Leafy greens love vertical growing. Lettuce, spinach, arugula, and Asian greens have shallow roots that fit perfectly in tower pockets. You can harvest baby greens in 30 days and keep replanting for continuous harvests.

harvesting lettuce and herbs from tall vertical tower home garden

Herbs are tower superstars. Basil, parsley, cilantro, and oregano actually prefer the slightly confined root space. Plant different varieties at each level for a living spice rack.

Strawberries work beautifully too. The trailing habit looks attractive, and elevated growing keeps berries clean and pest-free. Each pocket can support 2-3 plants.

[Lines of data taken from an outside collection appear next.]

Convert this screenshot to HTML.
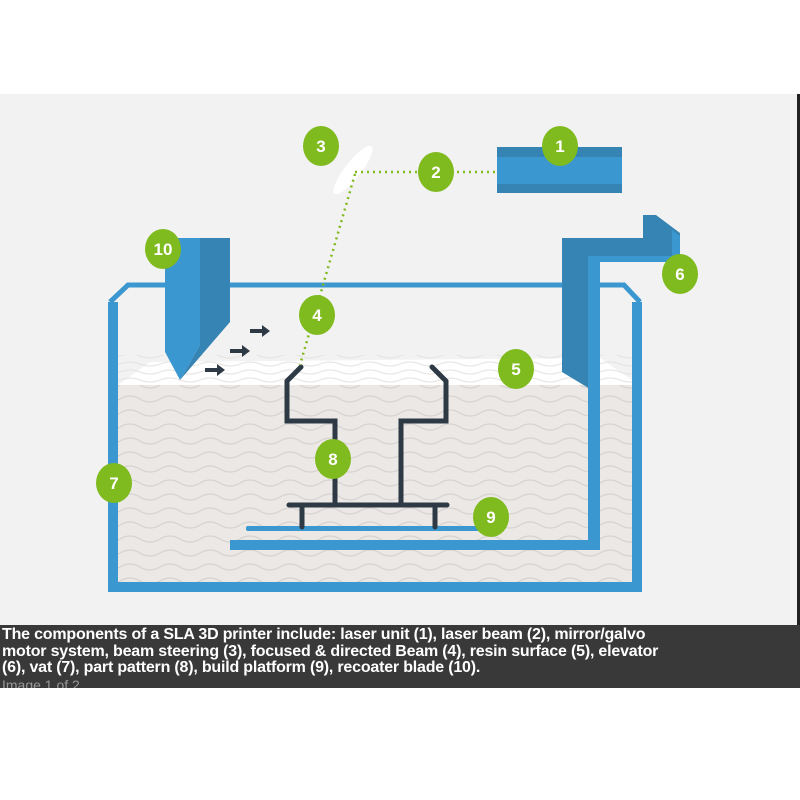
<!DOCTYPE html>
<html><head><meta charset="utf-8"><style>
html,body{margin:0;padding:0;background:#fff;width:800px;height:800px;overflow:hidden}
.cap{position:absolute;left:0;top:625px;width:800px;height:63px;background:#393939;overflow:hidden}
.cap p{margin:0;position:absolute;left:2px;top:2px;color:#fff;font:bold 16px/16.5px "Liberation Sans Narrow","Liberation Sans",sans-serif;white-space:nowrap;letter-spacing:-0.2px}
.cap span{position:absolute;left:2px;top:52px;color:#999;font:14px "Liberation Sans Narrow","Liberation Sans",sans-serif}
</style></head><body>
<svg width="800" height="800" style="position:absolute;left:0;top:0">
<defs>
<pattern id="w" width="40" height="14" patternUnits="userSpaceOnUse">
<path d="M0 7 Q10 1 20 7 T40 7" fill="none" stroke="#d6d2cf" stroke-width="1.2"/>
</pattern>
<pattern id="w2" width="40" height="8" patternUnits="userSpaceOnUse">
<path d="M0 4 Q10 0 20 4 T40 4" fill="none" stroke="#e4e2e0" stroke-width="1"/>
</pattern>
</defs>
<rect x="0" y="94" width="797" height="531" fill="#f3f2f2"/>
<rect x="797" y="94" width="3" height="531" fill="#222"/>
<polygon points="118,385 150,362 600,358 632,380 632,385" fill="#fff"/>
<rect x="118" y="355" width="514" height="30" fill="url(#w2)"/>
<rect x="118" y="385" width="514" height="197" fill="#ebe8e6"/>
<rect x="118" y="385" width="514" height="197" fill="url(#w)"/>
<path d="M113 302 V587 H637 V302" fill="none" stroke="#3b97cf" stroke-width="10"/>
<path d="M110 302 L128 285 H624 L640 302" fill="none" stroke="#3b97cf" stroke-width="5" stroke-linejoin="miter"/>
<polygon points="562,238 643,238 643,215 656,215 680,233 680,256 600,256 600,395 562,372" fill="#3584b3"/>
<polygon points="588,256 680,256 680,262 600,262 600,545 588,545" fill="#3b97cf"/>
<polygon points="672,230 680,236 680,262 672,262" fill="#3b97cf"/>
<rect x="230" y="540" width="370" height="10" fill="#3b97cf"/>
<rect x="246" y="526" width="240" height="5" rx="2" fill="#3b97cf"/>
<g fill="none" stroke="#2d3a45" stroke-width="5" stroke-linejoin="miter" stroke-linecap="round">
<path d="M301 367 L287 381 V421 H335 V505"/>
<path d="M432 367 L446 381 V421 H401 V505"/>
<path d="M289 505 H447"/>
<path d="M302 505 V527 M435 505 V527"/>
</g>
<polygon points="165,238 200,238 200,345 180,380 165,352" fill="#3b97cf"/>
<polygon points="200,238 230,238 230,322 180,380 200,345" fill="#3584b3"/>
<g fill="#2d3a45">
<path d="M250 329h12v-4l8 6-8 6v-4h-12z"/>
<path d="M230 349h12v-4l8 6-8 6v-4h-12z"/>
<path d="M205 368h12v-4l8 6-8 6v-4h-12z"/>
</g>
<rect x="497" y="147" width="125" height="46" fill="#3b97cf"/>
<rect x="497" y="147" width="125" height="10" fill="#3584b3"/>
<rect x="497" y="184" width="125" height="9" fill="#3584b3"/>
<ellipse cx="353" cy="170" rx="30" ry="8" transform="rotate(-52 353 170)" fill="#fff"/>
<g stroke="#7fba1e" stroke-width="2.5" stroke-dasharray="2 4" fill="none">
<path d="M355 172 H497"/>
<path d="M355 174 L300 365"/>
</g>
<g fill="#7fba1e">
<ellipse cx="560" cy="146" rx="18" ry="20"/>
<ellipse cx="436" cy="172" rx="18" ry="20"/>
<ellipse cx="321" cy="146" rx="18" ry="20"/>
<ellipse cx="317" cy="315" rx="18" ry="20"/>
<ellipse cx="516" cy="369" rx="18" ry="20"/>
<ellipse cx="680" cy="274" rx="18" ry="20"/>
<ellipse cx="114" cy="483" rx="18" ry="20"/>
<ellipse cx="333" cy="459" rx="18" ry="20"/>
<ellipse cx="491" cy="517" rx="18" ry="20"/>
<ellipse cx="163" cy="249" rx="18" ry="20"/>
</g>
<g fill="#fff" font-family="Liberation Sans Narrow,Liberation Sans,sans-serif" font-weight="bold" font-size="17" text-anchor="middle">
<text x="560" y="152">1</text><text x="436" y="178">2</text><text x="321" y="152">3</text>
<text x="317" y="321">4</text><text x="516" y="375">5</text><text x="680" y="280">6</text>
<text x="114" y="489">7</text><text x="333" y="465">8</text><text x="491" y="523">9</text>
<text x="163" y="255">10</text>
</g>
</svg>
<div class="cap"><p>The components of a SLA 3D printer include: laser unit (1), laser beam (2), mirror/galvo<br>motor system, beam steering (3), focused &amp; directed Beam (4), resin surface (5), elevator<br>(6), vat (7), part pattern (8), build platform (9), recoater blade (10).</p><span>Image 1 of 2</span></div>
</body></html>
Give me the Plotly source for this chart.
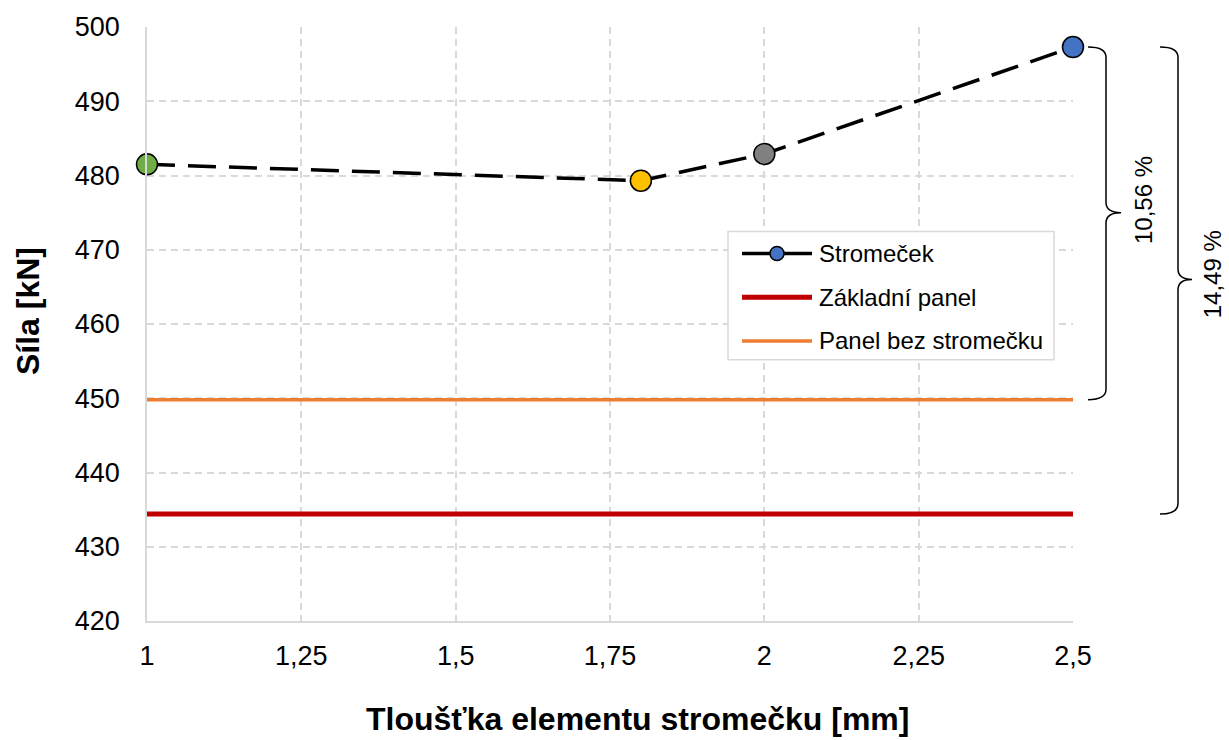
import plotly.graph_objects as go

# data
tloustka = [1.0, 1.8, 2.0, 2.5]
sila = [481.5, 479.3, 482.9, 497.3]
barvy = ["#70AD47", "#FFC000", "#808080", "#4472C4"]

x_range = [1.0, 2.5]
zakladni_panel = 434.4
panel_bez = 449.8

x_ticks = [1, 1.25, 1.5, 1.75, 2, 2.25, 2.5]
x_ticktext = ["1", "1,25", "1,5", "1,75", "2", "2,25", "2,5"]
y_ticks = [420, 430, 440, 450, 460, 470, 480, 490, 500]

legend_names = ["Stromeček", "Základní panel", "Panel bez stromečku"]
pct1 = "10,56 %"
pct2 = "14,49 %"

grid = "#D9D9D9"
font = "Liberation Sans, Arial, sans-serif"
red = "#C00000"
orange = "#ED7D31"

# plot area in pixels (margins)
L, R, T, B = 147, 156, 23, 119
W, H = 1229, 740
pw, ph = W - L - R, H - T - B


def px(x):
    return (x - L) / pw


def py(y):
    return (H - B - y) / ph


fig = go.Figure()

fig.add_trace(go.Scatter(x=x_range, y=[zakladni_panel] * 2, mode="lines",
                         line=dict(color=red, width=5), showlegend=False))
fig.add_trace(go.Scatter(x=x_range, y=[panel_bez] * 2, mode="lines",
                         line=dict(color=orange, width=3.5), showlegend=False))
fig.add_trace(go.Scatter(x=tloustka, y=sila, mode="lines+markers",
                         line=dict(color="black", width=3.5, dash="28px,13px"),
                         marker=dict(size=21, color=barvy,
                                     line=dict(color="black", width=1.5)),
                         cliponaxis=False, showlegend=False))


def brace(x0, x1, x2, ytop, ymid, ybot, d=1.4):
    return (f"M {x0},{ytop} Q {x1},{ytop} {x1},{ytop - d} "
            f"L {x1},{ymid + d} Q {x1},{ymid} {x2},{ymid} "
            f"Q {x1},{ymid} {x1},{ymid - d} "
            f"L {x1},{ybot + d} Q {x1},{ybot} {x0},{ybot}")


top = sila[-1]
fig.add_shape(type="path", xref="paper", yref="y",
              path=brace(px(1088), px(1106), px(1121), top, 475.0, panel_bez),
              line=dict(color="black", width=1.5))
fig.add_shape(type="path", xref="paper", yref="y",
              path=brace(px(1160), px(1178), px(1192), top, 466.0, zakladni_panel),
              line=dict(color="black", width=1.5))

fig.add_annotation(x=px(1143), y=476.7, xref="paper", yref="y", text=pct1,
                   textangle=-90, showarrow=False, xanchor="center", yanchor="middle",
                   font=dict(size=24, color="black", family=font))
fig.add_annotation(x=px(1212), y=466.7, xref="paper", yref="y", text=pct2,
                   textangle=-90, showarrow=False, xanchor="center", yanchor="middle",
                   font=dict(size=24, color="black", family=font))

# legend drawn by hand
fig.add_shape(type="rect", xref="paper", yref="paper",
              x0=px(728), x1=px(1054), y0=py(358), y1=py(229),
              line=dict(color=grid, width=1.5), fillcolor="white", layer="above")
rows = [251, 295, 339]
styles = [("black", 3.5), (red, 5), (orange, 3.5)]
for name, yy, (c, w) in zip(legend_names, rows, styles):
    fig.add_shape(type="line", xref="paper", yref="paper", layer="above",
                  x0=px(742), x1=px(812), y0=py(yy), y1=py(yy),
                  line=dict(color=c, width=w))
    fig.add_annotation(x=px(817), y=py(yy), xref="paper", yref="paper",
                       text=name, showarrow=False, xanchor="left", yanchor="middle",
                       font=dict(size=24, color="black", family=font))
fig.add_shape(type="circle", xref="paper", yref="paper", layer="above",
              xsizemode="pixel", ysizemode="pixel",
              xanchor=px(777), yanchor=py(rows[0]),
              x0=-7, x1=7, y0=-7, y1=7,
              fillcolor=barvy[-1], line=dict(color="black", width=1.5))

# axis titles
fig.add_annotation(x=px(637), y=py(720), xref="paper", yref="paper",
                   text="<b>Tloušťka elementu stromečku [mm]</b>", showarrow=False,
                   xanchor="center", yanchor="middle",
                   font=dict(size=32, color="black", family=font))
fig.add_annotation(x=px(28), y=py(309), xref="paper", yref="paper",
                   text="<b>Síla [kN]</b>", textangle=-90, showarrow=False,
                   xanchor="center", yanchor="middle",
                   font=dict(size=32, color="black", family=font))

fig.update_layout(
    width=W, height=H,
    margin=dict(l=L, r=R, t=T, b=B),
    plot_bgcolor="white", paper_bgcolor="white",
    font=dict(family=font, size=27, color="black"),
    showlegend=False,
    xaxis=dict(range=x_range, tickvals=x_ticks, ticktext=x_ticktext,
               showgrid=True, gridcolor=grid, griddash="7px,5px", gridwidth=1.5,
               showline=True, linecolor=grid, linewidth=1.5, zeroline=False,
               ticks="", ticklabelstandoff=10),
    yaxis=dict(range=[420, 500], tickvals=y_ticks,
               showgrid=True, gridcolor=grid, griddash="7px,5px", gridwidth=1.5,
               showline=True, linecolor=grid, linewidth=1.5, zeroline=False,
               ticks="", ticklabelstandoff=20),
)

fig.write_html("out.html", config={"displayModeBar": False},
               post_script="document.body.style.margin='0';")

Avoid heavy feeders like tomatoes or plants with deep taproots like carrots. Save those for your regular containers and use towers for quick-growing, shallow-rooted crops.

Keeping Your Tower Productive

Water management makes or breaks vertical growing. The top levels dry out faster than the bottom, so check soil moisture daily during hot weather. A drip irrigation setup or soaker hose coiled around the tower automates this completely.

Feed lightly but frequently. Liquid fertilizer every two weeks keeps nutrients available without overwhelming the limited soil volume. Fish emulsion or diluted compost tea work great.

Rotate your crops every 4-6 weeks. Pull mature plants and immediately replant with new seedlings. This succession planting keeps your tower productive year-round and prevents soil depletion.

Position towers to get morning sun but afternoon shade in summer. The vertical structure can heat up quickly, and some protection during the hottest part of the day keeps plants happy.

Within two months, you'll understand why Sarah's tiny corner outproduces most full-size vegetable beds. Vertical growing isn't just about saving space. It's about working smarter with the space you have.